Given task »
What lines of the data include the string "that"? Copy them all.

──────── Data ────────

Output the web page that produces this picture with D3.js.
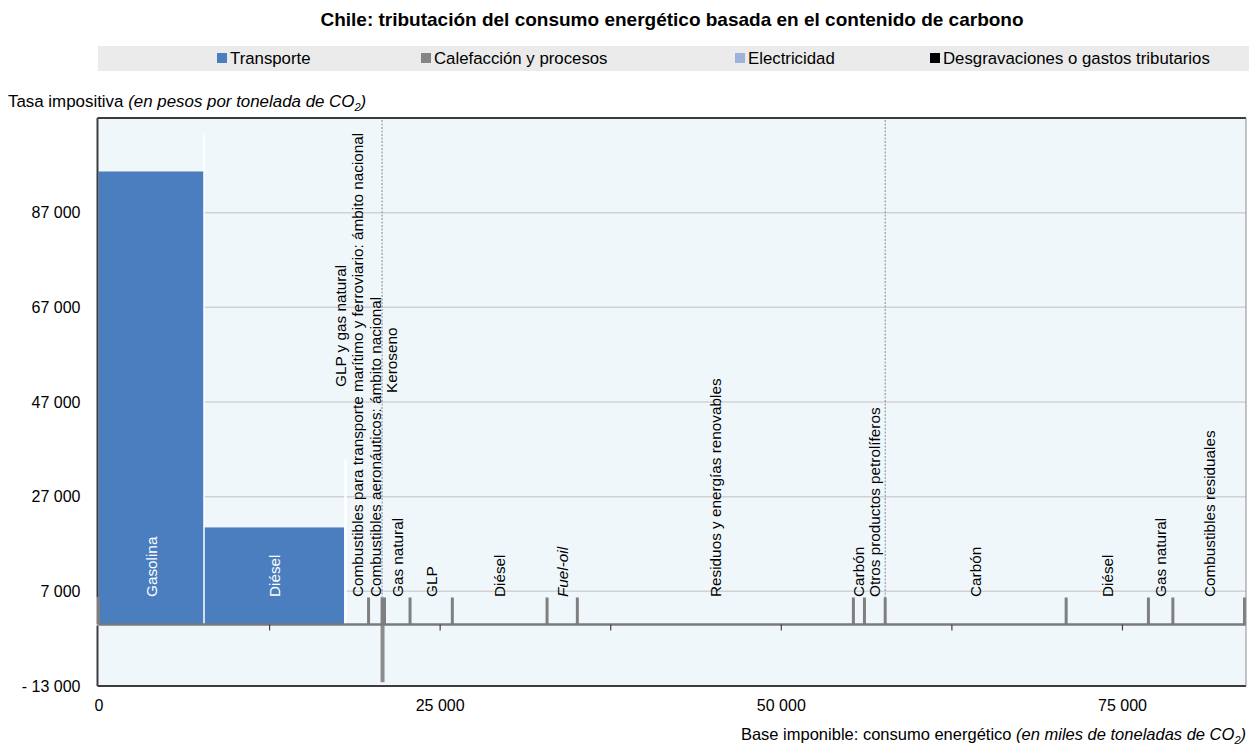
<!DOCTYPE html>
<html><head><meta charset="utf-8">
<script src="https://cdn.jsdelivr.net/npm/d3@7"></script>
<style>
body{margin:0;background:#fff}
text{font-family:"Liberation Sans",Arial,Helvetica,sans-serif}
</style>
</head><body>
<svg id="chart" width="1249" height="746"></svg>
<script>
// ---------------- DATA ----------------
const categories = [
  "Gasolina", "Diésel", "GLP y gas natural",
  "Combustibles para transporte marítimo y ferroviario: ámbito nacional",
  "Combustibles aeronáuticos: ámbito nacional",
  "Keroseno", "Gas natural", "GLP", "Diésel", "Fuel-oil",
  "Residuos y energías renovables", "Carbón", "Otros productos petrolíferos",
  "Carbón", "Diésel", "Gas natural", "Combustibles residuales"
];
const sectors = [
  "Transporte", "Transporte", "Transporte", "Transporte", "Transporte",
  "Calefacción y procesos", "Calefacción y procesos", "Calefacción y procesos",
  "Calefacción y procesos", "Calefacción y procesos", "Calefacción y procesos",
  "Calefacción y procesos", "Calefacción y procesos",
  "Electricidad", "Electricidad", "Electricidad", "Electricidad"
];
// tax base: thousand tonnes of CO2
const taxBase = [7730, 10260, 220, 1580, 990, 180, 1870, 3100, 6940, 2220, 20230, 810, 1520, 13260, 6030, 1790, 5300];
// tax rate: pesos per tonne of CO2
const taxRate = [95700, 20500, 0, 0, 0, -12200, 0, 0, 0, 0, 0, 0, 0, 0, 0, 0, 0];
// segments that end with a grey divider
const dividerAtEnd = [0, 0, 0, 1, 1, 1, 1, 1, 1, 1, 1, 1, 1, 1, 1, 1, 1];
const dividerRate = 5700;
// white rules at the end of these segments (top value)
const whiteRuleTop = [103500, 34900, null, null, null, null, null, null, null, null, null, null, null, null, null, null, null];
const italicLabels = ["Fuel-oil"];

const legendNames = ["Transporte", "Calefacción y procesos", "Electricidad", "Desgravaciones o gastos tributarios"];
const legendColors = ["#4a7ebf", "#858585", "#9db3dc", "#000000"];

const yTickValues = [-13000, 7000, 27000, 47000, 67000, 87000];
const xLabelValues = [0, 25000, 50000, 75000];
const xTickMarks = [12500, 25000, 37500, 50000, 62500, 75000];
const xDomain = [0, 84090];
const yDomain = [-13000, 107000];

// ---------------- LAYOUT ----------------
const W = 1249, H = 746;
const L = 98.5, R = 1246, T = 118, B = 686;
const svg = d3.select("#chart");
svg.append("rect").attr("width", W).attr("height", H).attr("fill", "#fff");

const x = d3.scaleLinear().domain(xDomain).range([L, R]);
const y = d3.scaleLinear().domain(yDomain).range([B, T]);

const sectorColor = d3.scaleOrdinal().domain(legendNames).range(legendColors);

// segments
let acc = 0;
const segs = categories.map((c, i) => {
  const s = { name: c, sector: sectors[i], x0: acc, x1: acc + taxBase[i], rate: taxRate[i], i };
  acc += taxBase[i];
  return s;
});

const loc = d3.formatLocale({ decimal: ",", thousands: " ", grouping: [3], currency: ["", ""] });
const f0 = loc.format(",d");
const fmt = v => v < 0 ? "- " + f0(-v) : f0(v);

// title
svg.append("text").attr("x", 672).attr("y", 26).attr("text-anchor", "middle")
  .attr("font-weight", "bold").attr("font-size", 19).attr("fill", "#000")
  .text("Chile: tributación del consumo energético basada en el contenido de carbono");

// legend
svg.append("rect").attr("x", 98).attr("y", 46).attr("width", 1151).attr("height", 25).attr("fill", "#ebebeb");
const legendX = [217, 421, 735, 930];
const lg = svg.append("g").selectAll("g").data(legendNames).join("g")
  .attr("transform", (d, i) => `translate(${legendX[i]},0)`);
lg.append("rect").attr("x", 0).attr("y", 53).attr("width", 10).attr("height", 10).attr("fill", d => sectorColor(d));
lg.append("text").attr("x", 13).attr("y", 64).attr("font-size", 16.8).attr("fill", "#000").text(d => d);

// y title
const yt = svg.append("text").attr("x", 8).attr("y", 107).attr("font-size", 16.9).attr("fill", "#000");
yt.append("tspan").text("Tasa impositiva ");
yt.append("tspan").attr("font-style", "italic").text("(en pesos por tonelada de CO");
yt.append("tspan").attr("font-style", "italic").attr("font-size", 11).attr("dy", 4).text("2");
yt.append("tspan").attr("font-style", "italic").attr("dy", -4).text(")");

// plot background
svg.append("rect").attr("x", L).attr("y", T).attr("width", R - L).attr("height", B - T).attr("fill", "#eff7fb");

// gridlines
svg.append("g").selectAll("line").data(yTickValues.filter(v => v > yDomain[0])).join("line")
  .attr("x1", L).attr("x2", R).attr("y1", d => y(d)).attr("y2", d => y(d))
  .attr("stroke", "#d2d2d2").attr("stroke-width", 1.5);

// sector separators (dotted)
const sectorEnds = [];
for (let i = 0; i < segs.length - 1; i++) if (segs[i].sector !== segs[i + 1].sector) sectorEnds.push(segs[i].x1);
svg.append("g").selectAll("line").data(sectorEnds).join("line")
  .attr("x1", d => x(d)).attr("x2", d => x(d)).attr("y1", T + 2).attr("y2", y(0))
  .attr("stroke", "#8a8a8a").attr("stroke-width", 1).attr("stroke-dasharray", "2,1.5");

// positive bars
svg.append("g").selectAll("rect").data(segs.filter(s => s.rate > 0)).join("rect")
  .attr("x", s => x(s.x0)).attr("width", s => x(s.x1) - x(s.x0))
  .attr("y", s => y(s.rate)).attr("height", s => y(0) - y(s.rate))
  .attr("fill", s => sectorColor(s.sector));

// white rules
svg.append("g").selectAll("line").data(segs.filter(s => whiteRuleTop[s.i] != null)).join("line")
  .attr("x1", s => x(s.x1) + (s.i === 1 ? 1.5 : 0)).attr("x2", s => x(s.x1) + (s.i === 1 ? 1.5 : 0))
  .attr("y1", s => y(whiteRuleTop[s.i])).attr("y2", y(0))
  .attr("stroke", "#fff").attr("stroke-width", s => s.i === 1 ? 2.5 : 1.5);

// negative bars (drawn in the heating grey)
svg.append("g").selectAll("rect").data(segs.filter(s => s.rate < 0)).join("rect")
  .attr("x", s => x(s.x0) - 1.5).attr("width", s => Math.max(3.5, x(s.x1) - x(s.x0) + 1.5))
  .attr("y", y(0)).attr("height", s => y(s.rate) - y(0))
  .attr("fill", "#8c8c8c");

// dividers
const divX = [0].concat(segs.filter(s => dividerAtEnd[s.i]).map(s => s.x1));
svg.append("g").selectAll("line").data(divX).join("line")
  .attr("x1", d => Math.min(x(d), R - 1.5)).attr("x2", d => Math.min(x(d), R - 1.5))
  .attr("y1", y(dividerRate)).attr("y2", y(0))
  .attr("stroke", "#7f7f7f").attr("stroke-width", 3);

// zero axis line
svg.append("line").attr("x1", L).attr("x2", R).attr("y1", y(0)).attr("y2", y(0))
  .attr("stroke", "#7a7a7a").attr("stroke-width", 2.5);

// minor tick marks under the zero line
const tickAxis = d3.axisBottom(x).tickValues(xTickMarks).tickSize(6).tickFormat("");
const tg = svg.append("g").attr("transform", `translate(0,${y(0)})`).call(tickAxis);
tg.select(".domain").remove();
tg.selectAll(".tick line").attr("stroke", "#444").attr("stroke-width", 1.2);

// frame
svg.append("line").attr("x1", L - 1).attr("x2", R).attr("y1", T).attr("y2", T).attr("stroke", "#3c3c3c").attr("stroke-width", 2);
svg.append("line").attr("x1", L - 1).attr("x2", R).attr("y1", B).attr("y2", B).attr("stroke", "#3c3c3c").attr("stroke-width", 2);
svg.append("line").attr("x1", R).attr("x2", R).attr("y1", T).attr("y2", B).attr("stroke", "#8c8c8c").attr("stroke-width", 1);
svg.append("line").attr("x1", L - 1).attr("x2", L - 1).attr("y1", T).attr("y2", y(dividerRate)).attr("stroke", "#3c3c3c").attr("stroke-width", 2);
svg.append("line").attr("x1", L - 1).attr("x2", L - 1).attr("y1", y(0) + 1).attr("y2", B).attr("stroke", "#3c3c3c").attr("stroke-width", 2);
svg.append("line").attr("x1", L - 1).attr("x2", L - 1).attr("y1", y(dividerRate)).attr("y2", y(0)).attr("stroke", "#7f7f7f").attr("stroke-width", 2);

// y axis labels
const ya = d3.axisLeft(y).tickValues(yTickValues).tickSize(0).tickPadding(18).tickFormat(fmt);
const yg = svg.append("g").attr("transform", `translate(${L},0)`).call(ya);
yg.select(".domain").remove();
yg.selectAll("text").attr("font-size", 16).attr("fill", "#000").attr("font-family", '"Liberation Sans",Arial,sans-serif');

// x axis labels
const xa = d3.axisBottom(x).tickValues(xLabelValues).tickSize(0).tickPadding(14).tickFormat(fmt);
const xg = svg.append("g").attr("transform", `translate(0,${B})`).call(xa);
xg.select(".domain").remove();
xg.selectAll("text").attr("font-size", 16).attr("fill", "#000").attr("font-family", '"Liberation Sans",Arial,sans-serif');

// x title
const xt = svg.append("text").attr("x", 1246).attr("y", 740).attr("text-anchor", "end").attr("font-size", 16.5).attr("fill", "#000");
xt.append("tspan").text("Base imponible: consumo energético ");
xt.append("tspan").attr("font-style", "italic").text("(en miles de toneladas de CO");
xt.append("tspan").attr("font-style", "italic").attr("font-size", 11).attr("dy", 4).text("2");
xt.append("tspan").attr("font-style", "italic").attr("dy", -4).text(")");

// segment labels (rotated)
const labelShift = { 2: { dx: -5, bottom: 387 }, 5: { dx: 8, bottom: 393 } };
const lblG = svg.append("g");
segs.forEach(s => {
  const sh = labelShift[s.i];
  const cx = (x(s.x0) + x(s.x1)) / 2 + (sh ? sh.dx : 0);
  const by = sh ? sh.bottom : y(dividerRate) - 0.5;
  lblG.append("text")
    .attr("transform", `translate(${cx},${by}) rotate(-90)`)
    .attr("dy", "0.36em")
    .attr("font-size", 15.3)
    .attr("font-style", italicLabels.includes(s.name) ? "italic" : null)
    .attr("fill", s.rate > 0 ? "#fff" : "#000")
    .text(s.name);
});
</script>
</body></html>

────────

Output for this task »
Output the web page that produces this picture with D3.js.
// segments that end with a grey divider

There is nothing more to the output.